Planned Parenthood’s Haydee Morales complained that the ads are creating “stigma” and “negative public opinions about teen pregnancy.” (I’m pretty sure that’s the basic idea.)
Instead, Morales suggested “helping teens access health care, birth control and high-quality sexual and reproductive health education.” Like the kind they got before becoming pregnant, you mean? Are you new here, Haydee?
Whole thing here. Hey, when she’s right, she’s right.



Re: What color is the sky in your world? Shame has been quite successful in changing behavior throughout the ages.
I agree that La Lubu’s comment is pretty silly. Shame is a powerful way to change behaviour. More generally, the sense that you’re being watched and under scrutiny is a powerful way to change behaviour (one of the most powerful). My problem with this shaming teen moms campaign isn’t that it wouldn’t work, it’s that it would work too well, towards a completely undesirable end. It would encourage more of these teenagers to have abortions. Having more teen moms in our society is a price I’m happy to pay in order to have less abortions. And I’d point out, too, that since upper-middle-class liberal-feminist women tend not to be having *enough* children, I find it hard to be too critical of these teenagers for keeping up our national birth rate.
I don’t think that having a baby should be treated as something immoral or worthy of shame and stigma. On the contrary, women who choose not to have an abortion- whether they’re 17 or 40- deserve to be praised, celebrated and supported, for choosing life. I think having kids as a teen is very often a bad idea (though I think the average age of first childbearing, for women, should be lower than it is today, not higher). But you know, often it works out fine. And we could ensure that it worked out better, if we had a better social support system for young mothers. It’s certainly not the worst thing in the world.
Re: But I think the growing acceptance of teen and unwed motherhood in general during my lifetime — mostly not in the professional classes, as noted — is the understanding and fear that doing this encourages abortions, that if you are asking young women to choose life, you can’t also say “and we will shame you forever for doing so.” So instead women get celebrated to a certain extent for getting pregnant and not aborting (and we seem to have given up on adoption as a choice for most, which I think is sad).

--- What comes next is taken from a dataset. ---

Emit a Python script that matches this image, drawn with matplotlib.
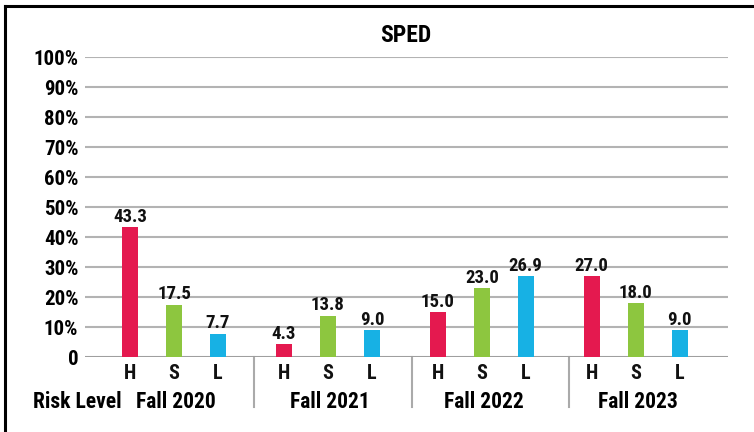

Adoption is a tricky business, often incredibly traumatic both for the mother and the child. (Although the increasing trend towards open adoptions is a good thing, and needs to be encouraged). Other than that, though, I totally agree with you. More women having children in non-ideal situations, is a price we need to pay for having less abortions.
Anyone who’s followed my comments on this blog knows that I have just about zero liking or fondness for Planned Parenthood. I think they’re a pretty disgusting organisation, all in all. But I have just about equal disdain for the cultural-elite types who think that having a baby too young is something only trashy sl*ts and losers do.